I drove down a week early to scout out the area. I checked on some eagle, osprey and owl nests. Some of my most photogenic nests were vacant this year but I had other ones planned out.
The tip started off in Fort Myers. Participants flew into the Fort Myers Airport and took a shuttle to the hotel. This group was a lot of fun. I haven’t laughed so much in a long time.
The wildlife on this trip put on quite the show.
Some of the highlights were
- Roseate Spoonbills (multiple locations)
- Manatees (Everglades National Park and Big Cypress Preserve) one 10 feet away
- Alligators (multiple locations) including Baby Alligators
- American Crocodile
- Some of the herons, egrets, anhingas, wood stocks, vultures, and cormorants were so close they were able to get head shots.
- Pelicans: Both White and Brown Pelican were photographed. Some nesting, perched, and diving for fish.
- Bald eagles: (multiple locations)
- Nesting Burrowing, Great Horned and Barred Owls.
- Purple Gallinule (Multiple locations Everglades)
- Limpkin: (multiple days and locations)
- Osprey: perched, in flight, nesting (multiple locations)
- Red Shoulder Hawk (multiple locations)
- Black necked Stilt (multiple locations)
- Loggerhead Shrike
- Painted Bunting
- Watching hundreds of birds return to their rookery at night
- The beauty of the Everglades, Sanibel Island, Big Cypress Preserve
- Burrowing Owls (multiple nests)
- Great Horned Owls (two locations)
- A great sunset in the Everglades
- Reddish Egrets
- Ospreys nest building at Sanibel Island
- The vultures at Myakka
- Robert was Here: Tropical Drinks
It was sad to drop people off at the airport after the tour was over.

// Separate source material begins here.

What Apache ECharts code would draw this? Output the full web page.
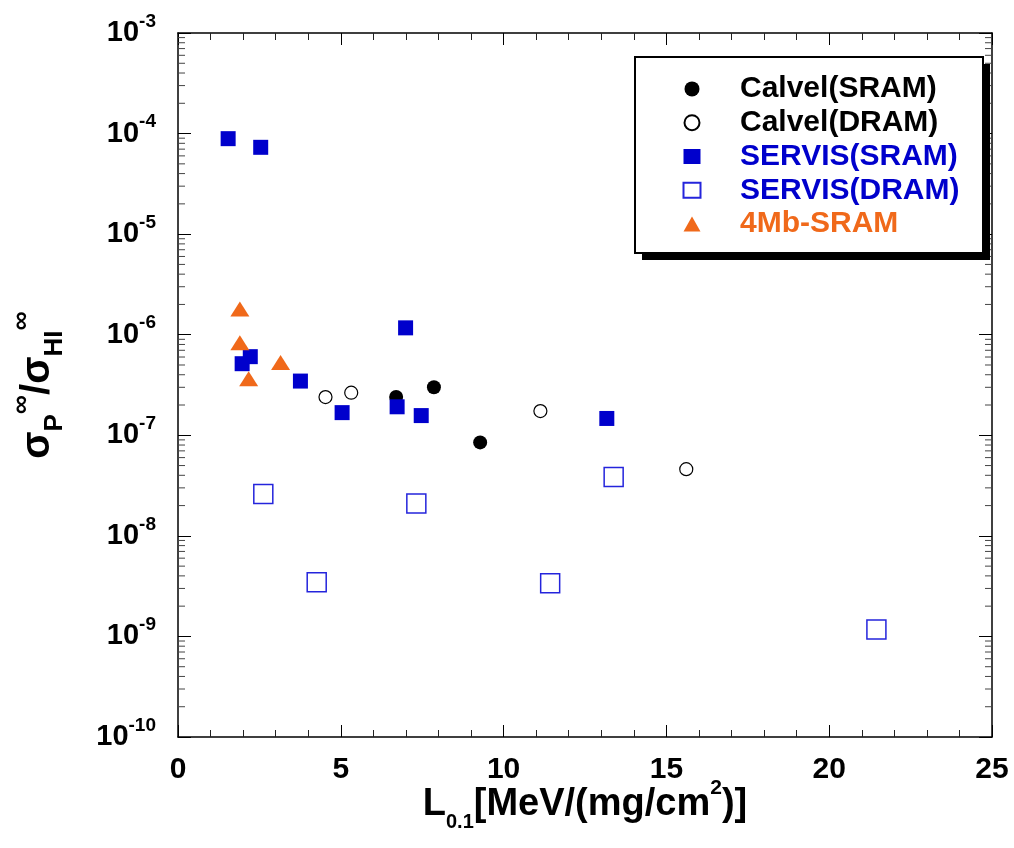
<!DOCTYPE html>
<html>
<head>
<meta charset="utf-8">
<script src="https://cdn.jsdelivr.net/npm/echarts@6/dist/echarts.min.js"></script>
<style>
html,body{margin:0;padding:0;background:#fff;}
#chart{width:1014px;height:848px;}
</style>
</head>
<body>
<div id="chart"></div>
<script>
// ---- Data (x = L0.1 [MeV/(mg/cm2)], y = sigmaP/sigmaHI) ----
const calvelSram = [[6.70, 2.4e-7], [7.86, 3.0e-7], [9.28, 8.5e-8]];
const calvelDram = [[4.53, 2.4e-7], [5.32, 2.65e-7], [11.13, 1.74e-7], [15.61, 4.6e-8]];
const servisSram = [[1.54, 8.9e-5], [2.54, 7.3e-5], [2.22, 6.05e-7], [1.97, 5.15e-7], [3.76, 3.46e-7],
                    [5.04, 1.68e-7], [6.73, 1.92e-7], [7.47, 1.57e-7], [6.99, 1.17e-6], [13.17, 1.47e-7]];
const servisDram = [[2.62, 2.6e-8], [4.26, 3.45e-9], [7.32, 2.1e-8], [11.43, 3.37e-9], [13.38, 3.85e-8], [21.45, 1.17e-9]];
const sram4Mb    = [[1.90, 1.8e-6], [1.90, 8.3e-7], [2.17, 3.65e-7], [3.15, 5.3e-7]];

const seriesNames = ['Calvel(SRAM)', 'Calvel(DRAM)', 'SERVIS(SRAM)', 'SERVIS(DRAM)', '4Mb-SRAM'];
const xTicks = [0, 5, 10, 15, 20, 25];
const yDecadeExponents = [-10, -9, -8, -7, -6, -5, -4, -3];
const minorMultipliers = [2, 3, 4, 5, 6, 7, 8, 9];

const BLUE = '#0000cc';
const BLUE_OPEN = '#2424dc';
const ORANGE = '#f0691a';

// minor tick positions for the log axis (axis decoration only)
const minorTickVals = [];
for (let i = 0; i < yDecadeExponents.length - 1; i++) {
  for (const m of minorMultipliers) minorTickVals.push([xTicks[0], m * Math.pow(10, yDecadeExponents[i])]);
}

const FONT = '"Liberation Sans", Arial, sans-serif';

const chart = echarts.init(document.getElementById('chart'), null, {renderer: 'canvas'});

const yLabelRich = {
  b: {fontFamily: FONT, fontWeight: 'bold', fontSize: 29, lineHeight: 42, color: '#000', verticalAlign: 'middle'},
  s: {fontFamily: FONT, fontWeight: 'bold', fontSize: 19, lineHeight: 20, color: '#000', verticalAlign: 'top'}
};

function makeX(pos, showLabel) {
  return {
    type: 'value', position: pos, min: xTicks[0], max: xTicks[xTicks.length - 1], interval: 5,
    axisLine: {show: true, onZero: false, lineStyle: {color: '#000', width: 1.5}},
    axisTick: {show: true, inside: true, length: 12, lineStyle: {color: '#000', width: 1}},
    minorTick: {show: true, splitNumber: 5, length: 7, lineStyle: {color: '#222', width: 1}},
    splitLine: {show: false}, minorSplitLine: {show: false},
    axisLabel: {show: showLabel, margin: 18, fontFamily: FONT, fontWeight: 'bold', fontSize: 30, color: '#000'},
    name: showLabel ? '{m|L}{sub|0.1}{m|[MeV/(mg/cm}{sup|2}{m|)]}' : '',
    nameLocation: 'middle', nameGap: 41, nameMoveOverlap: false,
    nameTextStyle: {
      rich: {
        m: {fontFamily: FONT, fontWeight: 'bold', fontSize: 38, lineHeight: 54, verticalAlign: 'middle', color: '#000'},
        sub: {fontFamily: FONT, fontWeight: 'bold', fontSize: 20, lineHeight: 20, verticalAlign: 'bottom', color: '#000'},
        sup: {fontFamily: FONT, fontWeight: 'bold', fontSize: 21, lineHeight: 21, verticalAlign: 'top', color: '#000'}
      }
    }
  };
}

function makeY(pos, showLabel) {
  return {
    type: 'log', logBase: 10, position: pos,
    min: Math.pow(10, yDecadeExponents[0]), max: Math.pow(10, yDecadeExponents[yDecadeExponents.length - 1]),
    interval: 1,
    axisLine: {show: true, onZero: false, lineStyle: {color: '#000', width: 1.5}},
    axisTick: {show: true, inside: true, length: 13, lineStyle: {color: '#000', width: 1}},
    splitLine: {show: false},
    axisLabel: {
      show: showLabel, margin: 22,
      formatter: function (v) { return '{b|10}{s|' + Math.round(Math.log10(v)) + '}'; },
      rich: yLabelRich
    },
    name: showLabel ? '{m|σ}{sub|P}{sup|∞}{m|/σ}{sub|HI}{sup|∞}' : '',
    nameLocation: 'middle', nameGap: 110, nameRotate: 90, nameMoveOverlap: false,
    nameTextStyle: {
      rich: {
        m: {fontFamily: FONT, fontWeight: 'bold', fontSize: 40, lineHeight: 60, verticalAlign: 'middle', color: '#000'},
        sub: {fontFamily: FONT, fontWeight: 'bold', fontSize: 26, lineHeight: 26, verticalAlign: 'bottom', color: '#000'},
        sup: {fontFamily: FONT, fontWeight: 'bold', fontSize: 27, lineHeight: 27, verticalAlign: 'top', color: '#000'}
      }
    }
  };
}

const option = {
  backgroundColor: '#fff',
  animation: false,
  grid: {left: 177, right: 22, top: 33, bottom: 111, containLabel: false},
  xAxis: [makeX('bottom', true), makeX('top', false)],
  yAxis: [makeY('left', true), makeY('right', false)],
  graphic: [
    {type: 'rect', z: 3, shape: {x: 642, y: 64, width: 348, height: 196}, style: {fill: '#000'}},
    {type: 'rect', z: 3, shape: {x: 635, y: 57, width: 348, height: 196}, style: {fill: '#fff', stroke: '#000', lineWidth: 2}}
  ],
  legend: {
    z: 5,
    orient: 'vertical', left: 635, top: 58,
    padding: [14, 30, 14, 47.5],
    itemWidth: 17, itemHeight: 15, itemGap: 0,
    backgroundColor: 'transparent', borderWidth: 0,
    textStyle: {fontFamily: FONT, fontWeight: 'bold', fontSize: 30, lineHeight: 33.8, padding: [0, 0, 0, 34.5]},
    data: [
      {name: seriesNames[0], textStyle: {color: '#000'}},
      {name: seriesNames[1], textStyle: {color: '#000'}},
      {name: seriesNames[2], textStyle: {color: BLUE}},
      {name: seriesNames[3], textStyle: {color: BLUE}},
      {name: seriesNames[4], textStyle: {color: ORANGE}}
    ],
    selectedMode: false
  },
  series: [
    {
      name: 'minorTicks', type: 'custom', silent: true, clip: false, z: 1,
      data: minorTickVals,
      renderItem: function (params, api) {
        const v = api.value(1);
        const pL = api.coord([xTicks[0], v]);
        const pR = api.coord([xTicks[xTicks.length - 1], v]);
        const st = {stroke: '#444', lineWidth: 1};
        return {type: 'group', children: [
          {type: 'line', shape: {x1: pL[0], y1: pL[1], x2: pL[0] + 7, y2: pL[1]}, style: st},
          {type: 'line', shape: {x1: pR[0], y1: pR[1], x2: pR[0] - 7, y2: pR[1]}, style: st}
        ]};
      }
    },
    {
      name: seriesNames[0], type: 'scatter', data: calvelSram, symbol: 'circle', symbolSize: 14,
      symbolKeepAspect: true, itemStyle: {color: '#000', opacity: 1}, z: 2
    },
    {
      name: seriesNames[1], type: 'scatter', data: calvelDram, symbol: 'circle', symbolSize: 13,
      symbolKeepAspect: true, itemStyle: {color: '#fff', borderColor: '#000', borderWidth: 1.2, opacity: 1}, z: 2
    },
    {
      name: seriesNames[2], type: 'scatter', data: servisSram, symbol: 'rect', symbolSize: 15,
      symbolKeepAspect: true, itemStyle: {color: BLUE, opacity: 1}, z: 2
    },
    {
      name: seriesNames[3], type: 'scatter', data: servisDram, symbol: 'rect', symbolSize: 19,
      symbolKeepAspect: true, itemStyle: {color: 'rgba(255,255,255,0)', borderColor: BLUE_OPEN, borderWidth: 1.5, opacity: 1}, z: 2
    },
    {
      name: seriesNames[4], type: 'scatter', data: sram4Mb, symbol: 'triangle', symbolSize: [19, 15],
      itemStyle: {color: ORANGE, opacity: 1}, z: 2
    }
  ]
};

chart.setOption(option);
</script>
</body>
</html>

Thank you all for the memories and laughs.
You never know what you are going to see in Florida everyday is an adventure.
I can’t wait for next year.
I love photographing Florida I have been going there for several years.
The Roseate Spoonbills is one of my favorite birds. This species feeds in shallow fresh or coastal waters by swinging its bill from side to side as it steadily walks through the water, often in groups. The spoon-shaped bill allows it to sift easily through mud. It feeds on crustaceans, aquatic insects, frogs, newts and very small fish ignored by larger waders.